The company says its net loss attributable to common shareholders amounted to $1.24 billion or $1.36 per share for the quarter ended Sept. 30 compared with a profit of $640 million or 70 cents per share a year earlier.

On an adjusted basis, BCE says it earned 75 cents per share in its latest quarter compared with an adjusted profit of 81 cents per share in the same quarter last year.

“Bell’s results for the third quarter demonstrate that we are disciplined in our pursuit of profitable growth in an intensely competitive environment,” BCE chief executive Mirko Bibic said in a statement.

“Our focus this quarter, and throughout 2024, has been to attract higher-margin subscribers and reduce costs to help offset short-term revenue impacts from sustained competitive pricing pressures, slow economic growth and a media advertising market that is in transition.”

Operating revenue for the quarter totalled $5.97 billion, down from $6.08 billion in its third quarter of 2023.

BCE also said it now expects its revenue for 2024 to fall about 1.5 per cent compared with earlier guidance for an increase of zero to four per cent.

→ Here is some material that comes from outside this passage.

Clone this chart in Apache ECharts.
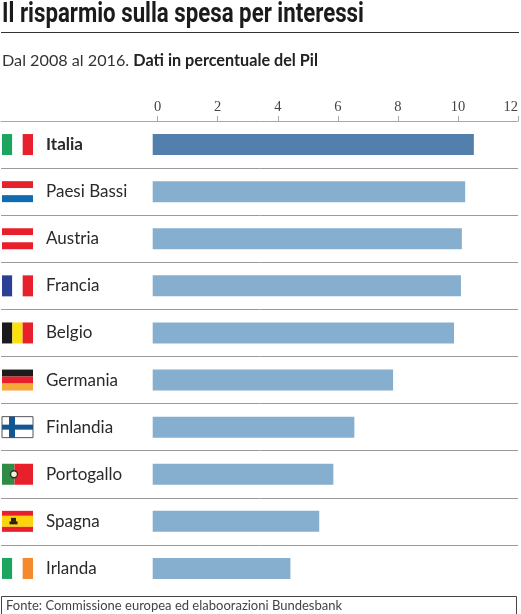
<!DOCTYPE html>
<html><head><meta charset="utf-8">
<style>html,body{margin:0;padding:0;background:#fff}#c{width:521px;height:614px}</style>
<script src="https://cdn.jsdelivr.net/npm/echarts@6/dist/echarts.min.js"></script>
</head><body><div id="c"></div>
<script>
const titleText = 'Il risparmio sulla spesa per interessi';
const subPlain = 'Dal 2008 al 2016. ';
const subBold = 'Dati in percentuale del Pil';
const sourceText = 'Fonte: Commissione europea ed elaboorazioni Bundesbank';
const categories = ['Italia','Paesi Bassi','Austria','Francia','Belgio','Germania','Finlandia','Portogallo','Spagna','Irlanda'];
const values = [10.53,10.24,10.13,10.1,9.87,7.84,6.55,5.85,5.38,4.42];
const tickValues = [0,2,4,6,8,10,12];
const flagDir = ['v','h','h','v','v','h','fi','pt','es','v'];
const flagColors = [
 ['#1CA55F','#ffffff','#E8202C'],['#E8202C','#ffffff','#0F6CB0'],['#E8202C','#ffffff','#E8202C'],
 ['#2B3F94','#ffffff','#E8202C'],['#1c1a1a','#FBE10F','#E8202C'],['#1c1a1a','#E8202C','#F7A83B'],
 ['#ffffff','#14568F'],['#2F8B45','#E8202C'],['#E8202C','#FBD40F','#E8202C'],['#1CA55F','#ffffff','#F58A2C']];
const unit = 361/12, plotLeft = 1, zeroX = 158, axisMin = -(zeroX-plotLeft)/unit, barStart = -5/unit;
const barLight = '#86AECE', barDark = '#527FAB';
const colorOf = i => i===0 ? barDark : barLight;

function bar(params, api){
  const i = api.value(1), a = api.coord([barStart,i]), b = api.coord([api.value(0),i]);
  return {type:'rect',shape:{x:a[0],y:a[1]-10.5,width:b[0]-a[0],height:21},style:{fill:colorOf(i)}};
}
function flag(params, api){
  const i = api.value(1), y = api.coord([0,i])[1], t = y-10.5, l = 2, w = 31, h = 21;
  const c = flagColors[i], d = flagDir[i], ch = [];
  const r = (x,yy,ww,hh,f,extra)=>ch.push({type:'rect',shape:{x,y:yy,width:ww,height:hh},style:Object.assign({fill:f},extra||{})});
  if(d==='v'){ c.forEach((f,k)=>r(l+k*w/3,t,w/3,h,f)); }
  else if(d==='h'){ c.forEach((f,k)=>r(l,t+k*h/3,w,h/3,f)); }
  else if(d==='fi'){ r(l,t,w,h,c[0],{stroke:'#555',lineWidth:1}); r(l+7,t,6,h,c[1]); r(l,t+8,w,5,c[1]); }
  else if(d==='pt'){ r(l,t,12.5,h,c[0]); r(l+12.5,t,w-12.5,h,c[1]); ch.push({type:'circle',shape:{cx:l+12,cy:y,r:3.5},style:{fill:'#F2EDE0',stroke:'#23391f',lineWidth:1.4}}); }
  else if(d==='es'){ r(l,t,w,5,c[0]); r(l,t+5,w,11,c[1]); r(l,t+16,w,5,c[2]); r(l+9,y-3.5,5,4,'#2a2313'); r(l+7.5,y,8,3,'#2a2313'); }
  return {type:'group',children:ch};
}

const chart = echarts.init(document.getElementById('c'));
chart.setOption({
  animation:false, backgroundColor:'#fff',
  title:[
   {text:'{a|'+subPlain+'}{b|'+subBold+'}',left:2,top:53,padding:0,textStyle:{fontWeight:'normal',rich:{
     a:{fontFamily:'Lato',fontWeight:'normal',fontSize:16.2,color:'#333'},b:{fontFamily:'Lato',fontWeight:'bold',fontSize:16.2,color:'#222'}}}},
   {text:sourceText,left:6,top:599,padding:0,textStyle:{fontFamily:'Lato',fontWeight:'normal',fontSize:13,color:'#444'}}
  ],
  grid:{left:plotLeft,top:121,width:518,height:471,containLabel:false},
  xAxis:{type:'value',position:'top',min:axisMin,max:12,
    axisLine:{show:true,lineStyle:{color:'#a8a8a8',width:1}},
    axisTick:{show:true,length:5,customValues:tickValues,lineStyle:{color:'#a8a8a8'}},
    axisLabel:{show:true,customValues:tickValues,margin:6,alignMaxLabel:'right',fontFamily:'Liberation Serif',fontSize:14.5,color:'#444'},
    splitLine:{show:false}},
  yAxis:{type:'category',inverse:true,data:categories.map((c,i)=>i===0?{value:c,textStyle:{fontWeight:'bold'}}:c),
    axisLine:{show:false},axisTick:{show:false},
    axisLabel:{inside:true,margin:45,align:'left',fontFamily:'Lato',fontSize:17,color:'#2a2a2a',interval:0,padding:[4,0,0,0]},
    splitLine:{show:true,showMinLine:false,showMaxLine:false,interval:0,lineStyle:{color:'#9a9a9a',width:1}}},
  series:[
   {type:'custom',name:'Risparmio',renderItem:bar,clip:false,encode:{x:0,y:1},data:values.map((v,i)=>[v,i])},
   {type:'custom',renderItem:flag,clip:false,silent:true,encode:{x:0,y:1},data:categories.map((c,i)=>[0,i])}
  ],
  graphic:[
   {type:'text',x:2,y:2,scaleX:0.824,style:{text:titleText,fontFamily:'Roboto',fontWeight:'bold',fontSize:27,fill:'#1c1a1a'}},
   {type:'line',shape:{x1:1,y1:32.5,x2:519,y2:32.5},style:{stroke:'#333',lineWidth:1}},
   {type:'rect',shape:{x:1.5,y:596.5,width:515,height:30},style:{fill:'none',stroke:'#444',lineWidth:1}}
  ]
});
</script></body></html>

The company says the change comes as it faces lower-than-anticipated wireless product revenue and sustained pressure on wireless prices.

BCE added 33,111 net postpaid mobile phone subscribers, down 76.8 per cent from the same period last year, which was the company’s second-best performance on the metric since 2010.

It says the drop was driven by higher customer churn — a measure of subscribers who cancelled their service — amid greater competitive activity and promotional offer intensity. BCE’s monthly churn rate for the category was 1.28 per cent, up from 1.1 per cent during its previous third quarter.

The company also saw 11.6 per cent fewer gross subscriber activations “due to more targeted promotional offers and mobile device discounting compared to last year.”

Bell’s wireless mobile phone average revenue per user was $58.26, down 3.4 per cent from $60.28 in the third quarter of the prior year.